Spotify Just Made Audiobooks Work With Physical Books
Spotify launched Page Match. Point your phone at a page. The app finds that exact spot in the audiobook.
Sounds simple. But this could change how people switch between reading and listening. Instead of hunting through chapters or scrubbing through audio, you just snap a photo.
How Page Match Actually Works
Open the Spotify app. Select your audiobook. Tap the Page Match feature. Then hold your phone’s camera over the page you’re reading.
The app scans the text using computer vision. Within seconds, it matches what you’re reading to the corresponding audio. The audiobook jumps to that exact spot automatically.
Plus, it works in reverse. Already listening but want to switch to the physical book? The app tells you which direction to flip pages. A progress bar guides you forward or backward. Once you reach the right spot, Spotify highlights the exact sentence on your screen.
Here’s the clever part. The feature works with physical books and ebooks on any e-reader. So your Kobo or Kindle device? Both supported. The only limitation is that you can’t scan an ebook on your phone since the app needs the camera free.
Testing Revealed Speed Issues
I tried Page Match with several books. Accuracy seemed solid. The app consistently found the right spot in the audiobook.
But speed varied wildly. Sometimes matching took one second. Other times? Ten seconds or more. That’s frustrating when you’re eager to start listening.
The reverse process was even slower. Flipping through pages to find your place took several seconds per page turn. The progress bar that shows how close you are? Too vague to really help. However, practice would probably make this easier.
Still, the feature works well enough for its core purpose. Switching between formats no longer requires guessing or scrolling.
English Only for Now
Page Match launches with “most English-language titles.” Spotify plans to expand language support over time. No timeline given for additional languages.

That’s a significant limitation for multilingual readers. But it makes sense for an initial rollout. Computer vision text matching gets more complex with different character sets and languages.

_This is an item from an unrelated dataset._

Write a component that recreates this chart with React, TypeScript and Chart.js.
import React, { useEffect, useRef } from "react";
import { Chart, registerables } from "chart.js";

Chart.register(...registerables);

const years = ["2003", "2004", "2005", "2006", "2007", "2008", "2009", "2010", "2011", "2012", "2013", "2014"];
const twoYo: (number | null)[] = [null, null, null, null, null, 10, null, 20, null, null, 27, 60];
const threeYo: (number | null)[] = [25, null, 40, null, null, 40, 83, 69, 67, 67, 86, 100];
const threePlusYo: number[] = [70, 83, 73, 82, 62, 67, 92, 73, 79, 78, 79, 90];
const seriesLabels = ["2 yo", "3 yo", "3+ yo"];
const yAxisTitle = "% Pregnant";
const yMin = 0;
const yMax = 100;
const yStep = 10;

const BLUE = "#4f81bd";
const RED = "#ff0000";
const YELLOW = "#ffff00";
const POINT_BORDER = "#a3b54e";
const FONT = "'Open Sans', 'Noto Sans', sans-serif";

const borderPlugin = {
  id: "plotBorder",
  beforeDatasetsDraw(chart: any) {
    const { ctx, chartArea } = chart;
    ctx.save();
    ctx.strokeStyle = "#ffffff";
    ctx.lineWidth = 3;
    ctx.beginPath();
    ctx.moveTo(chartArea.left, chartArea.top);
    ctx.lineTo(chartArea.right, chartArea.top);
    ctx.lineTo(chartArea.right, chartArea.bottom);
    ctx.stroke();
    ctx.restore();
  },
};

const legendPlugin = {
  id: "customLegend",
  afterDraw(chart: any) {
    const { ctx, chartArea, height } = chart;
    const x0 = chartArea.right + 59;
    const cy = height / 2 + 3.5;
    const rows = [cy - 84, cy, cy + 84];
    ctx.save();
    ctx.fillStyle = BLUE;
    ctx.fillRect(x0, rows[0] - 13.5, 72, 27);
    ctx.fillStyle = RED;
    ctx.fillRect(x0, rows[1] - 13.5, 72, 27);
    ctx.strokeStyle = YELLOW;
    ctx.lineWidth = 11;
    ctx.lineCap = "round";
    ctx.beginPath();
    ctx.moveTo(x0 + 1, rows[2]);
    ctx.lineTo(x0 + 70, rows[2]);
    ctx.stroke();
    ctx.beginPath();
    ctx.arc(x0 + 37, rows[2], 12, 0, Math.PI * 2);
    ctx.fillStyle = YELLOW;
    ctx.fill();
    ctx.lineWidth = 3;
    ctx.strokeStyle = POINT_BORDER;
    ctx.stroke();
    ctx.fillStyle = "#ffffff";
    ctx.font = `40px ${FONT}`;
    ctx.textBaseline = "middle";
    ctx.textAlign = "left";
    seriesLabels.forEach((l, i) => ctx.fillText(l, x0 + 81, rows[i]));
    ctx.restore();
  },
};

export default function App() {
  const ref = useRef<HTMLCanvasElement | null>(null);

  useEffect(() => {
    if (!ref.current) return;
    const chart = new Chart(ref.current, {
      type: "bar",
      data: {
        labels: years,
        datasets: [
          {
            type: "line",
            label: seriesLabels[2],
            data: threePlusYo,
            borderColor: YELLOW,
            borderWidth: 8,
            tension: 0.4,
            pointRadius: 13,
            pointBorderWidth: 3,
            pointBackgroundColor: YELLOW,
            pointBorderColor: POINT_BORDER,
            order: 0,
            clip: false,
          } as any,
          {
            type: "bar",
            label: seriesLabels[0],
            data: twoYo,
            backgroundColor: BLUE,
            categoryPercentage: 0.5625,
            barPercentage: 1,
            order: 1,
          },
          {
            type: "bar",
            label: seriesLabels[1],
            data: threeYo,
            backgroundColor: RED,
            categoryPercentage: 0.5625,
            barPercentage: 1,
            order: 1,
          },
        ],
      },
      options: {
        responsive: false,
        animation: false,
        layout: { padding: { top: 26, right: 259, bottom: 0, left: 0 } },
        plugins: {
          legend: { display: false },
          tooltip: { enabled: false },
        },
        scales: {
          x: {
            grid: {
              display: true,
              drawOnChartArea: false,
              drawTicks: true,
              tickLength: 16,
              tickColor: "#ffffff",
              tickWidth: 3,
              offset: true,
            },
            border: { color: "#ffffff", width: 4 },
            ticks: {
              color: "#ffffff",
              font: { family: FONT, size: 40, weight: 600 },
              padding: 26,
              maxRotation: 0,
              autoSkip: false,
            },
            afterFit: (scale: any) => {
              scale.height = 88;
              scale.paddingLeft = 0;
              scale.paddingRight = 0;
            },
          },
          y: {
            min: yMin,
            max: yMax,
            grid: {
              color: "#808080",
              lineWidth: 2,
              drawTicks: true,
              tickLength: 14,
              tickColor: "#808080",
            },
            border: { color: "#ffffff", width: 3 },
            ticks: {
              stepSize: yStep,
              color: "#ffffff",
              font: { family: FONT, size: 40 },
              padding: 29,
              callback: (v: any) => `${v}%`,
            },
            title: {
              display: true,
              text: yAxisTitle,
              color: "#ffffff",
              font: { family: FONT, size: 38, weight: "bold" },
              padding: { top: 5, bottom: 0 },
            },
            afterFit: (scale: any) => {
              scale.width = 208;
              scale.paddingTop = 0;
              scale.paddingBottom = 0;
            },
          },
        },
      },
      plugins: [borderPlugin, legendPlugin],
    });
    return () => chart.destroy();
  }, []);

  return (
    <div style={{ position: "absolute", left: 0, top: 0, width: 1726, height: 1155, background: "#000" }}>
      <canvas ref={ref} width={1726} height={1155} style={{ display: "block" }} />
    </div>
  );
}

The catalog already includes over 500,000 audiobooks. That’s up from 150,000 just two years ago. So plenty of content to use Page Match with right now.
Amazon Did This First
Amazon’s Whispersync for Voice offers similar functionality. Switch seamlessly between Kindle books and Audible audiobooks. Amazon launched this years ago.
But Spotify’s approach differs in one critical way. Page Match works with physical books, not just digital ones. Whispersync only syncs between Kindle and Audible ecosystems.

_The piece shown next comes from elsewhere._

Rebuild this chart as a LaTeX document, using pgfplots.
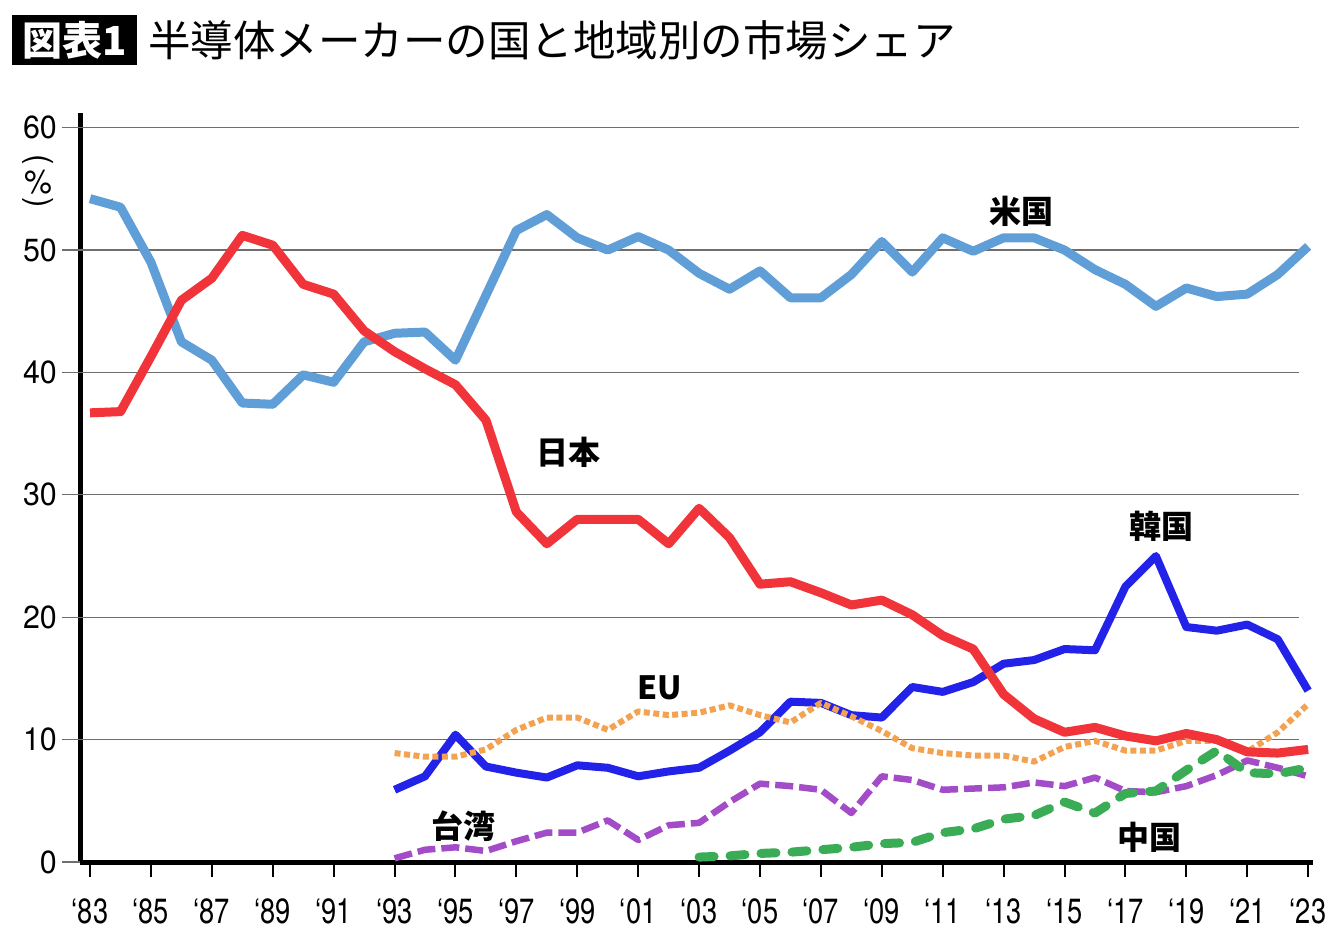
\documentclass[border=0pt]{standalone}
\usepackage{fontspec}
\usepackage{graphicx}
\usepackage{pgfplots}
\pgfplotsset{compat=1.18}
\setmainfont{Noto Sans CJK JP}
\newfontfamily\numfont{TeX Gyre Heros}[FakeStretch=0.78]
\newfontfamily\ynumfont{TeX Gyre Heros}[FakeStretch=0.95]
\definecolor{usblue}{RGB}{95,158,214}
\definecolor{jpred}{RGB}{240,52,58}
\definecolor{krblue}{RGB}{34,34,232}
\definecolor{euorange}{RGB}{242,162,80}
\definecolor{twpurple}{RGB}{163,76,200}
\definecolor{cngreen}{RGB}{58,172,85}
\definecolor{gridc}{RGB}{110,110,110}
\begin{document}
\begin{tikzpicture}[x=1pt,y=1pt]
\useasboundingbox (0,0) rectangle (1340,950);
\node[fill=black,text=white,anchor=west,minimum height=50pt,inner xsep=10pt,inner ysep=0pt,font=\fontsize{40}{40}\selectfont\bfseries] at (12,910) {図表1};
\node[anchor=west,inner sep=0pt,font=\fontsize{42.5}{42.5}\selectfont] at (148,910) {半導体メーカーの国と地域別の市場シェア};
\node[inner sep=0pt,font=\ynumfont\fontsize{33}{33}\selectfont] at (38,789) {\rotatebox[origin=c]{-90}{(}};
\node[inner sep=0pt,font=\ynumfont\fontsize{33}{33}\selectfont] at (38,768) {\%};
\node[inner sep=0pt,font=\ynumfont\fontsize{33}{33}\selectfont] at (38,746) {\rotatebox[origin=c]{-90}{)}};
\begin{axis}[
  at={(80pt,88pt)}, anchor=south west,
  scale only axis, width=1233pt, height=749pt,
  xmin=1982.67, xmax=2023.16, ymin=0, ymax=61.2,
  axis x line*=bottom, axis y line*=left,
  axis line style={line width=5pt, black, -},
  xtick={1983,1985,...,2023},
  xticklabels={‘83,‘85,‘87,‘89,‘91,‘93,‘95,‘97,‘99,‘01,‘03,‘05,‘07,‘09,‘11,‘13,‘15,‘17,‘19,‘21,‘23},
  ytick={0,10,...,60},
  ytick style={draw=none},
  xtick style={black, line width=2pt},
  tick align=outside, major tick length=15pt,
  xticklabel style={font=\numfont\fontsize{35}{35}\selectfont, anchor=north, inner sep=0pt, yshift=-21pt},
  yticklabel style={font=\ynumfont\fontsize{32}{32}\selectfont, anchor=east, inner sep=0pt, xshift=-8pt},
  /pgf/number format/assume math mode=true,
  clip=false,
  every axis plot/.append style={mark=none, line join=round},
]
\pgfplotsinvokeforeach{10,20,30,40,50,60}{\draw[gridc, line width=1.3pt] (axis cs:1982.08,#1) -- (axis cs:2022.7,#1);}
\draw[gridc, line width=1.3pt] (axis cs:1982.08,0) -- (axis cs:1982.67,0);

\addplot[usblue, line width=9pt] coordinates {
(1983,54.2)(1984,53.5)(1985,49.0)(1986,42.5)(1987,41.0)(1988,37.5)(1989,37.4)(1990,39.8)(1991,39.2)(1992,42.5)
(1993,43.2)(1994,43.3)(1995,41.0)(1996,46.3)(1997,51.6)(1998,52.9)(1999,51.0)(2000,50.0)(2001,51.1)(2002,50.0)
(2003,48.1)(2004,46.8)(2005,48.3)(2006,46.1)(2007,46.1)(2008,48.0)(2009,50.7)(2010,48.2)(2011,51.0)(2012,49.9)
(2013,51.0)(2014,51.0)(2015,50.0)(2016,48.4)(2017,47.2)(2018,45.4)(2019,46.9)(2020,46.2)(2021,46.4)(2022,48.0)(2023,50.3)};

\addplot[krblue, line width=8pt] coordinates {
(1993,5.9)(1994,7.0)(1995,10.4)(1996,7.8)(1997,7.3)(1998,6.9)(1999,7.9)(2000,7.7)(2001,7.0)(2002,7.4)
(2003,7.7)(2004,9.1)(2005,10.6)(2006,13.1)(2007,13.0)(2008,12.0)(2009,11.8)(2010,14.3)(2011,13.9)(2012,14.7)
(2013,16.2)(2014,16.5)(2015,17.4)(2016,17.3)(2017,22.5)(2018,25.0)(2019,19.2)(2020,18.9)(2021,19.4)(2022,18.2)(2023,14.0)};

\addplot[euorange, line width=6pt, dash pattern=on 6pt off 3.5pt] coordinates {
(1993,8.9)(1994,8.6)(1995,8.6)(1996,9.2)(1997,10.8)(1998,11.8)(1999,11.8)(2000,10.8)(2001,12.3)(2002,12.0)
(2003,12.2)(2004,12.8)(2005,12.0)(2006,11.4)(2007,13.0)(2008,11.9)(2009,10.7)(2010,9.3)(2011,8.9)(2012,8.7)
(2013,8.7)(2014,8.2)(2015,9.4)(2016,9.9)(2017,9.1)(2018,9.1)(2019,9.9)(2020,9.9)(2021,9.0)(2022,10.6)(2023,12.9)};

\addplot[jpred, line width=9pt] coordinates {
(1983,36.7)(1984,36.8)(1985,41.3)(1986,45.9)(1987,47.7)(1988,51.2)(1989,50.4)(1990,47.2)(1991,46.4)(1992,43.4)
(1993,41.7)(1994,40.3)(1995,39.0)(1996,36.1)(1997,28.6)(1998,26.0)(1999,28.0)(2000,28.0)(2001,28.0)(2002,26.0)
(2003,28.9)(2004,26.5)(2005,22.7)(2006,22.9)(2007,22.0)(2008,21.0)(2009,21.4)(2010,20.2)(2011,18.5)(2012,17.4)
(2013,13.7)(2014,11.7)(2015,10.6)(2016,11.0)(2017,10.3)(2018,9.9)(2019,10.5)(2020,10.0)(2021,9.0)(2022,8.9)(2023,9.2)};

\addplot[twpurple, line width=6.5pt, dash pattern=on 18pt off 6pt] coordinates {
(1993,0.3)(1994,1.0)(1995,1.2)(1996,0.9)(1997,1.7)(1998,2.4)(1999,2.4)(2000,3.4)(2001,1.8)(2002,3.0)
(2003,3.2)(2004,4.9)(2005,6.4)(2006,6.2)(2007,5.9)(2008,4.0)(2009,7.0)(2010,6.7)(2011,5.9)(2012,6.0)
(2013,6.1)(2014,6.5)(2015,6.2)(2016,6.9)(2017,5.8)(2018,5.7)(2019,6.2)(2020,7.1)(2021,8.3)(2022,7.7)(2023,7.0)};

\addplot[cngreen, line width=9pt, line cap=round, dash pattern=on 15pt off 16pt] coordinates {
(2003,0.4)(2004,0.5)(2005,0.7)(2006,0.8)(2007,1.0)(2008,1.2)(2009,1.5)(2010,1.6)(2011,2.4)(2012,2.7)
(2013,3.5)(2014,3.8)(2015,4.9)(2016,4.0)(2017,5.6)(2018,5.8)(2019,7.5)(2020,9.1)(2021,7.3)(2022,7.2)(2023,7.7)};

\begin{scope}[font=\fontsize{32}{32}\selectfont\bfseries]
\node at (axis cs:2013.6,53.2) {米国};
\node at (axis cs:1998.7,33.5) {日本};
\node at (axis cs:2018.2,27.4) {韓国};
\node at (axis cs:2001.7,14.2) {EU};
\node at (axis cs:1995.25,2.9) {台湾};
\node at (axis cs:2017.8,2.0) {中国};
\end{scope}
\end{axis}
\end{tikzpicture}
\end{document}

That physical book support matters. Many readers prefer holding actual books. They still want the convenience of audiobooks during commutes or workouts. Page Match bridges that gap without locking you into one digital ecosystem.
Why Spotify Keeps Doubling Down on Books

The company shared revealing statistics at its Turn the Page event. Just 16% of American adults read for pleasure in 2023. That’s shockingly low. But from Spotify’s perspective? Massive growth opportunity.
Over the past year, Spotify saw 36% growth in customers starting audiobooks. Listening hours jumped 37% year-over-year. Most importantly, existing subscribers drive this growth rather than new sign-ups.
Owen Smith, Spotify’s global head of audiobooks, confirmed the strategy. Keep users listening as long as possible. Offering multiple content types achieves that goal. Podcasts brought one wave of growth. Now audiobooks represent the next frontier.
Spotify even partnered with Bookshop.org. Users can now buy physical copies of audiobooks they’re listening to directly through the Spotify app. That’s a complete reversal of the usual flow.
The Bigger Picture
Spotify clearly identified a weakness in how people consume books. Physical and audio formats existed separately. Switching between them meant losing your place or manually searching.
Page Match solves that friction. Not perfectly yet—those speed inconsistencies need work. But the core concept works.
Plus, this positions Spotify as more than a music streaming service. It’s becoming a comprehensive audio platform. Music, podcasts, audiobooks—all in one app with seamless switching.

Amazon should feel nervous. Audible dominated audiobooks for years. But Spotify’s massive user base and aggressive expansion could shift the market. Especially if features like Page Match deliver real convenience that Audible lacks.
The company plans to expand Page Match’s Recap feature to Android this spring. That gives audiobook listeners year-end statistics similar to Spotify Wrapped. More engagement hooks to keep users invested.
Worth Trying If You Mix Formats
Page Match targets a specific user. Someone who reads physical books but also listens to audiobooks during commutes. That’s more people than you might think.
The feature removes friction. No more losing your place when switching formats. No more skipping around trying to find the right chapter.
Speed issues aside, the concept works. And Spotify will likely improve performance over time as the machine learning models get better.
For now, it’s a solid first version of a genuinely useful feature. One that actually solves a real problem rather than adding unnecessary complexity.